The listing below begins with the first line you should copy; stop after the line containing "from matplotlib.patches import Rectangle", and drop every picture.
** START **
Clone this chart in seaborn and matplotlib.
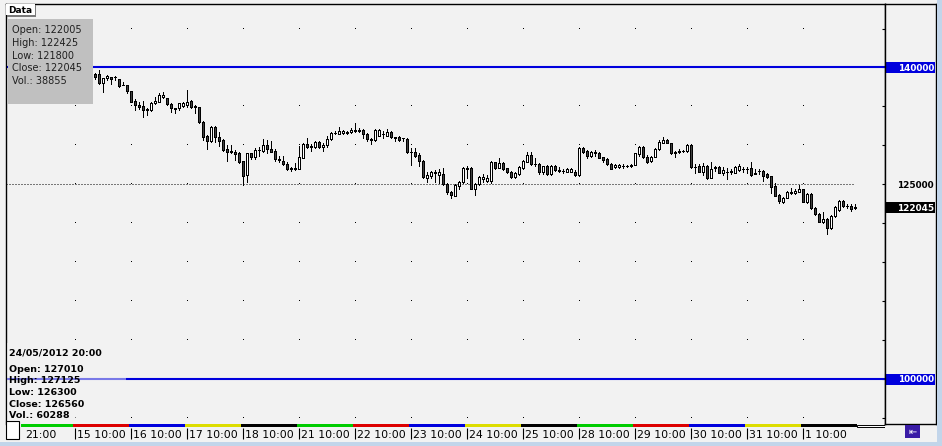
import matplotlib
matplotlib.use("Agg")
import numpy as np
import matplotlib.pyplot as plt
import seaborn as sns
from matplotlib.patches import Rectangle

# ---------------- data ----------------
opens = [139120, 139162, 137964, 138606, 138734, 138820, 138478, 137793, 137750, 136980,
         135738, 135182, 135054, 134626, 134540, 135396, 135610, 136166, 136038, 135310,
         134754, 134754, 135054, 135182, 135738, 135011, 134882, 133042, 131202, 130560,
         132400, 131116, 130688, 129532, 129233, 129190, 128976, 127992, 126194, 128976,
         128462, 129404, 129276, 130003, 129532, 129276, 128291, 128034, 127564, 127050,
         127007, 127007, 128420, 130174, 129875, 129832, 130431, 129746, 130003, 130774,
         131544, 131458, 131544, 131715, 131672, 131844, 131929, 131972, 131416, 130774,
         130645, 131244, 131458, 131244, 131758, 131030, 131116, 130988, 130816, 129147,
         129190, 128762, 127992, 125766, 126108, 126536, 126194, 126280, 125038, 123968,
         123540, 124824, 125338, 127050, 127136, 124396, 125038, 125680, 125466, 125466,
         127820, 127136, 127778, 127050, 126536, 125894, 126322, 127050, 127906, 128762,
         127607, 127564, 126622, 127350, 126280, 127392, 126793, 126708, 126622, 126622,
         126622, 126194, 129704, 129276, 128676, 129104, 128976, 128462, 128248, 127606,
         127178, 127264, 127392, 127350, 127521, 127521, 128890, 129746, 128548, 128034,
         128548, 129490, 130346, 130688, 130260, 129104, 129233, 129276, 129233, 130046,
         127264, 127392, 126622, 127392, 125852, 127178, 127264, 126408, 126622, 126665,
         126494, 126836, 126964, 126964, 127050, 126408, 126750, 126750, 126280, 126066,
         124782, 123626, 122770, 123284, 123968, 123840, 124054, 124354, 122770, 123754,
         122000, 121186, 120202, 120502, 119346, 120972, 121700, 122856, 122256, 122214,
         122005]
highs = [139248, 139676, 138690, 139034, 138820, 138948, 138563, 138178, 137793, 137022,
         135910, 135610, 135738, 134840, 135610, 136252, 136766, 136894, 136124, 135396,
         134840, 135482, 135524, 137108, 135824, 135182, 134968, 133085, 131330, 132486,
         132486, 131758, 130774, 130046, 130046, 129404, 129190, 128034, 129062, 129062,
         129618, 129746, 130774, 130688, 130602, 129490, 128676, 128634, 127820, 127178,
         127692, 129918, 130260, 130902, 130174, 130602, 130602, 130260, 131202, 131715,
         131886, 132400, 131972, 131801, 132186, 132828, 132272, 132100, 131544, 130988,
         132100, 132100, 131844, 132100, 131844, 131030, 131159, 130988, 130902, 129618,
         129618, 128976, 128120, 126622, 126750, 126836, 126922, 127050, 125124, 124140,
         124996, 125424, 127264, 127392, 127178, 125210, 126066, 126322, 126194, 127992,
         127906, 128334, 127906, 127136, 126708, 126536, 127350, 128120, 129104, 129104,
         128334, 127692, 127392, 127478, 127478, 127478, 127178, 126964, 127050, 127050,
         126836, 129832, 129832, 129404, 129276, 129404, 129104, 128548, 128334, 127692,
         127606, 127606, 127606, 127478, 127606, 129062, 129918, 129918, 128762, 128676,
         129618, 130688, 131030, 130816, 130346, 129318, 129490, 129404, 130174, 130090,
         127606, 127606, 127692, 127478, 127820, 127350, 127350, 127178, 127050, 126922,
         127350, 127564, 127178, 127264, 127820, 126922, 126922, 126836, 126494, 126108,
         125124, 123712, 123412, 124140, 124482, 124396, 124910, 124396, 123840, 123840,
         122042, 121272, 121486, 120630, 121058, 122214, 122984, 122984, 122470, 122428,
         122425]
lows = [138520, 137880, 136808, 138392, 137878, 138392, 137536, 137707, 136680, 135567,
        134540, 134626, 133684, 133898, 134454, 135353, 135567, 136124, 135182, 134326,
        134112, 134540, 134968, 134968, 134754, 134112, 132914, 130688, 129490, 130474,
        130474, 129918, 129318, 128034, 129062, 128120, 127778, 124910, 125338, 128291,
        128291, 128676, 129190, 129062, 129147, 128034, 127906, 127478, 126836, 126708,
        126836, 126922, 128334, 129618, 129318, 129704, 129618, 129318, 129832, 130688,
        131416, 131416, 131458, 131416, 131630, 131758, 131758, 130902, 130560, 130132,
        130560, 131159, 130902, 131159, 130902, 130560, 130602, 130602, 129062, 127478,
        128548, 127392, 125852, 125338, 125766, 125338, 125124, 124910, 123754, 123198,
        123498, 124396, 125210, 125766, 124350, 123626, 124910, 125338, 125338, 125124,
        126964, 127050, 126836, 126408, 125852, 125852, 126194, 126922, 127820, 127478,
        127392, 126280, 126280, 126194, 126194, 126708, 126622, 126408, 126536, 126536,
        126108, 126108, 129062, 128420, 128548, 128676, 128334, 127906, 127478, 126922,
        127093, 127136, 127136, 127178, 127264, 127478, 128634, 128377, 127692, 127906,
        128462, 129404, 130260, 130260, 128890, 128548, 128976, 129104, 129147, 127136,
        126494, 126536, 126194, 125680, 125766, 126750, 126408, 126194, 125638, 126280,
        126408, 126708, 126622, 126494, 126108, 126280, 126322, 125466, 125766, 123926,
        123498, 122642, 122642, 123198, 123754, 123754, 123968, 122730, 122556, 121828,
        121058, 120116, 120074, 118618, 119260, 120844, 121614, 122128, 122000, 121614,
        121800]
closes = [138820, 137964, 138606, 138906, 138478, 138777, 137664, 137750, 137022, 135610,
          135139, 134968, 134540, 134583, 135396, 135738, 136466, 136509, 135268, 134754,
          134711, 135396, 135396, 135610, 134968, 134968, 132956, 131116, 130560, 132400,
          131030, 130560, 129404, 129104, 129190, 128890, 127906, 126108, 128976, 128462,
          129404, 129361, 130003, 129490, 129190, 128206, 128077, 127564, 126922, 127007,
          127050, 128462, 130174, 129746, 129832, 130431, 129746, 130046, 130816, 131630,
          131587, 131886, 131886, 131544, 132015, 131972, 131886, 131416, 130774, 130731,
          131972, 132015, 131416, 131758, 131030, 130988, 130645, 130945, 129104, 129104,
          128676, 127992, 125894, 126194, 126536, 126493, 126536, 125038, 123968, 123626,
          124910, 125338, 127050, 127007, 124396, 125038, 125894, 125980, 125852, 127820,
          127136, 127692, 126922, 126536, 125894, 126408, 127178, 127992, 128762, 127564,
          127564, 126622, 127350, 126280, 127392, 126836, 126750, 126665, 126964, 126922,
          126194, 129704, 129190, 128676, 129190, 129062, 128420, 128120, 127564, 126964,
          127521, 127521, 127350, 127307, 127350, 128976, 129746, 128462, 127906, 128548,
          129532, 130388, 130688, 130346, 128976, 129062, 129190, 129233, 130046, 127178,
          127221, 126622, 127392, 125766, 126922, 127136, 126494, 126836, 126579, 126622,
          127264, 127392, 126922, 127007, 126194, 126365, 126708, 126108, 125980, 124696,
          123540, 122856, 123198, 123968, 123926, 124182, 124354, 122770, 123754, 121914,
          121144, 120202, 120502, 119346, 120972, 122128, 122856, 122256, 122214, 121786,
          122045]

first_slot = 18            # slots 0..17 lie behind the data box
day_labels = ["21:00", "15 10:00", "16 10:00", "17 10:00", "18 10:00", "21 10:00",
              "22 10:00", "23 10:00", "24 10:00", "25 10:00", "28 10:00", "29 10:00",
              "30 10:00", "31 10:00", "1 10:00"]
day_start_slots = [0, 13, 27, 41, 55, 69, 83, 97, 111, 125, 139, 153, 167, 181, 195]
strip_colors = ["#00cc00", "#dd0000", "#0000dd", "#dddd00", "#000000"]
grid_levels = list(range(95000, 150000, 5000))
blue_levels = [140000, 100000]
ref_level = 125000
info_fields = ["Open", "High", "Low", "Close", "Vol."]
info_values = [122005, 122425, 121800, 122045, 38855]
hover_date = "24/05/2012 20:00"
hover_values = [127010, 127125, 126300, 126560, 60288]

# ---------------- figure ----------------
sns.set_theme(style="white")
plt.rcParams['font.family'] = ['DejaVu Sans']

W, H = 942, 446
BG = '#f2f2f2'
BLUE = '#0000dd'
PX = 0.72  # one pixel in points at dpi 100
fig = plt.figure(figsize=(W / 100, H / 100), dpi=100, facecolor=BG)


def fx(x):
    return x / W


def fy(y):
    return 1 - y / H


def add_px_axes(x0, y0, x1, y1):
    return fig.add_axes([x0 / W, 1 - y1 / H, (x1 - x0) / W, (y1 - y0) / H])


def fig_rect(x0, y0, x1, y1, **kw):
    r = Rectangle((fx(x0), fy(y1)), (x1 - x0) / W, (y1 - y0) / H,
                  transform=fig.transFigure, **kw)
    fig.add_artist(r)
    return r


x_min = -4.125
x_max = x_min + 879 / 4
y_lo, y_hi = 94222, 148150
last_slot = first_slot + len(opens) - 1

# main price panel
ax = add_px_axes(6, 4, 885, 424)
ax.set_facecolor(BG)
ax.set_xlim(x_min, x_max)
ax.set_ylim(y_lo, y_hi)
for s in ['left', 'top', 'right']:
    ax.spines[s].set_visible(True)
    ax.spines[s].set_color('black')
    ax.spines[s].set_linewidth(1.0)
ax.spines['bottom'].set_visible(False)
ax.set_xticks([])
ax.yaxis.tick_right()
ax.set_yticks(grid_levels)
ax.tick_params(axis='y', direction='in', length=2.5, width=0.8, color='black',
               labelright=False, labelleft=False, right=True, left=False)

# grid dots
gx, gy = np.meshgrid(day_start_slots[1:], grid_levels)
ax.plot(gx.ravel(), gy.ravel(), linestyle='none', marker=',', color='black', zorder=1)

# reference dotted line
ax.plot([x_min, last_slot], [ref_level, ref_level], color='black', lw=PX,
        linestyle=(0, (1, 2)), zorder=1)

# blue horizontal levels
for v in blue_levels:
    ax.axhline(v, color=BLUE, lw=1.5, zorder=2)

# candles
o = np.array(opens)
h = np.array(highs)
l = np.array(lows)
c = np.array(closes)
xs = np.arange(len(o)) + first_slot
up = c >= o
ax.vlines(xs, l, h, color='black', lw=PX, antialiased=False, zorder=3)
ax.bar(xs, np.abs(c - o), bottom=np.minimum(o, c), width=0.5,
       color=np.where(up, 'white', '#404040'), edgecolor='black', linewidth=PX,
       antialiased=False, zorder=4)

# right price panel
axr = add_px_axes(885, 4, 936, 424)
axr.set_facecolor(BG)
axr.set_xlim(0, 51)
axr.set_ylim(y_lo, y_hi)
axr.set_xticks([])
axr.set_yticks([])
for s in ['left', 'top', 'right', 'bottom']:
    axr.spines[s].set_visible(True)
    axr.spines[s].set_color('black')
    axr.spines[s].set_linewidth(1.0)
half = 5.5 * 128.4
lab_kw = dict(ha='right', va='center_baseline', fontsize=6.4, fontweight='bold')
for v in blue_levels:
    axr.add_patch(Rectangle((0, v - half), 50, 2 * half, facecolor=BLUE, edgecolor='none'))
    axr.text(49, v, f"{v}", color='white', **lab_kw)
axr.text(49, ref_level, f"{ref_level}", color='black', **lab_kw)
axr.add_patch(Rectangle((0, closes[-1] - half), 50, 2 * half, facecolor='black', edgecolor='none'))
axr.text(49, closes[-1], f"{closes[-1]}", color='white', **lab_kw)

# time strip and labels
axs = add_px_axes(6, 424, 885, 442)
axs.set_xlim(x_min, x_max)
axs.set_ylim(18, 0)
axs.axis('off')
ends = day_start_slots[1:] + [last_slot + 1]
for i, (s0, s1) in enumerate(zip(day_start_slots, ends)):
    axs.add_patch(Rectangle((s0 - 0.5, 0), s1 - s0, 3,
                            facecolor=strip_colors[i % len(strip_colors)], edgecolor='none'))
axs.add_patch(Rectangle((last_slot + 0.5, 0.5), x_max - (last_slot + 0.5) - 0.1, 2.5,
                        facecolor='white', edgecolor='black', linewidth=0.7))
axs.vlines(day_start_slots[1:], 4, 15, color='black', lw=0.8)
for s0, lab in zip(day_start_slots, day_labels):
    axs.text(s0 + 0.6, 13.7, lab, fontsize=7.8, va='baseline', ha='left', color='black')

# white square bottom-left
fig_rect(6, 421, 19, 439, facecolor='white', edgecolor='black', linewidth=0.8)

# "Data" tab
fig_rect(7, 5, 36, 16.5, facecolor='#7a7a7a', edgecolor='none')
fig_rect(6, 4, 34.5, 15, facecolor='white', edgecolor='none')
fig.text(fx(8), fy(12.7), "Data", fontsize=6.5, fontweight='bold', va='baseline', color='black')

# info box (last candle)
fig_rect(8, 19, 93, 104, facecolor='#c0c0c0', edgecolor='none')
for i, (f, v) in enumerate(zip(info_fields, info_values)):
    fig.text(fx(12.3), fy(33.3 + 12.7 * i), f"{f}: {v}", fontsize=7, va='baseline',
             color='#202020')

# hover info bottom-left
fig_rect(7, 343, 126, 421, facecolor=BG, alpha=0.5, edgecolor='none')
fig.text(fx(9.3), fy(356), hover_date, fontsize=6.8, fontweight='bold', va='baseline', color='black')
for i, (f, v) in enumerate(zip(info_fields, hover_values)):
    fig.text(fx(9.3), fy(371.7 + 11.7 * i), f"{f}: {v}", fontsize=6.8, fontweight='bold',
             va='baseline', color='black')

# window edges and icon
fig_rect(937, 0, 942, 446, facecolor='#c2d5ea', edgecolor='none')
fig_rect(0, 442, 942, 446, facecolor='#c2d5ea', edgecolor='none')
fig_rect(905, 425, 920, 438, facecolor='#3a1ca6', edgecolor='none')
fig.text(fx(912.5), fy(431.5), "\u21e4", color='white', fontsize=7, ha='center', va='center')

fig.savefig("out.png", dpi=100, facecolor=BG)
** END **
● **Written response**
Clone this chart in seaborn and matplotlib.
import matplotlib
matplotlib.use("Agg")
import numpy as np
import matplotlib.pyplot as plt
import seaborn as sns
from matplotlib.patches import Rectangle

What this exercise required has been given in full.